“Révolution Zendj”, des fantômes du passé aux révoltes présentes

Le héros du film qui porte le nom de l’explorateur arabe du 14eme siècle, Ibn Battûta, recherche à travers les champs de ruines, les débris des révoltes du passé. De la poésie pure

2013_Evacuation_manuscripts_Timbuktu,_copyright_Prince_Claus_Fund_(1)Du Sud Algérien en proie à des émeutes à la Palestine occupée qui refuse de s’effacer sous le joug israélien, en passant par l’Irak dévastée par les maîtres du Pétrole, la route est longue et les déroutes nombreuses. Voilà un vrai film d’auteur qui ausculte l’état du monde à partir de l’hémisphère sud, ce qui n’est pas courant, jouant avec subtilité des paradoxes de la mondialisation, encore moins évident quand on vient du camp des déshérités.

Ibn Battouta revisité 

La première bonne idée de «Révolution Zendj» -qui n’en manque pas-est d’avoir donné au protagoniste du film le nom d’Ibn Battouta, célèbre explorateur marocain qui a parcouru près de 120 000 km entre 1325 et 1349, de Tombouctou jusqu’aux portes de l’Asie centrale. Sa quète touchait aux pratiques de l’islam. Le Ibn Battouta du 21ème siècle, le personnage central du film «Révolution Zendj», ne ressemble pas au voyageur du 14ème siècle: il est algérien et laïc, journaliste et militant de gauche, et son odyssée est d’une tout autre nature: aller chercher dans les champs de ruines ce qui reste des révoltes et des mouvements de résistance du passé.

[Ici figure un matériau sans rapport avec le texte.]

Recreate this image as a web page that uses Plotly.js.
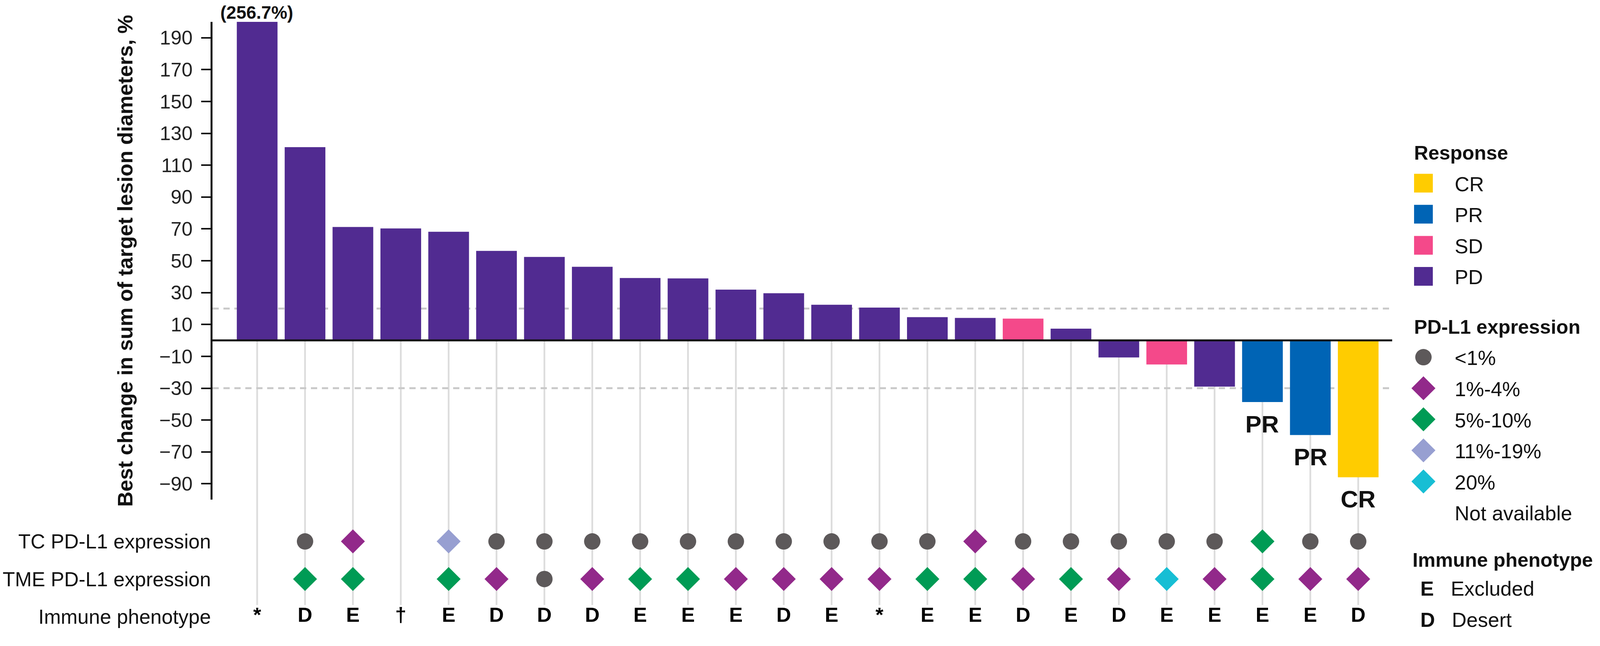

L’autre protagoniste du film est une étudiante palestinienne vivant en Grèce qui va croiser le chemin du journaliste. Ce qui permet au film de Teguia de témoigner aussi de la crise grecque, de ses mouvements de contestation, n’hésitant pas à poursuivre son odyssée jusqu’aux Etats-Unis…

Tariq Téguia, pour son troisième long métrage (co-écrit avec son frère Yassine) accompli le miracle de faire un film contemporain qui se garde bien de se laisser emprisonner par le présent. C’est l’autre grand mérite de «Révolution Zendj» que de ne pas se faire happer par l’actualité des « printemps arabes» qui ont eu lieu au moment même du tournage.

Jamais un film politique n’a été autant poétique, éclaté, habité. Cette cartographie des colères actuelles n’est pas pour autant un film à charge ou un manifeste politique, ou du moins pas seulement. Au lieu de comparer Teguia à Godard ou Antonioni, comme le fait la presse française dans son enthousiasme unanime, il serait bon d’aller chercher les références de ce film palimpseste dans la sphère culturelle et géographique de son auteur, du côté des philosophes arabes précisément, Ibn Khaldoun par exemple. Dans sa fameuse «Moukkadima», Ibn Khaldoun, considéré comme le précurseur de la sociologie moderne, avait noté et analysé les changements sociaux et politiques qu’il a observés dans les pays du Maghreb et en Espagne. C’est ce que fait à sa manière le cinéaste algérien qui vit en Grèce: noter les changements et les renoncements en remontant aux sources des contestations.  Voyager dans les champs de batailles comme on voyage dans le temps, filmer les guerres perdues d’hier et entendre en même temps les voix de la résistance de demain.

Le récit n’est certes pas linéaire, mais on ne perd jamais le fil du film. Même quand l’histoire et la géographie se téléscopent. Le beau titre du film «Révolution Zendj» renvoie à la première révolte des noirs en terres arabes. Longtemps cette révolte menée au 9ème siècle par les esclaves noirs (zendj) du Califat Abbasside a été un repère pour les gauches arabes. Ce repère qui se perd de nos jours n’en est pas moins vivant nous rappellent les fantômes qui hantent le cinéma de Teguia. Au passage, on aura compris que les humiliés d’aujourd’hui ne l’ont pas toujours été.

De tous les temps et de tous les univers, « Révolution Zendj», film contemporain de Tariq Téguia.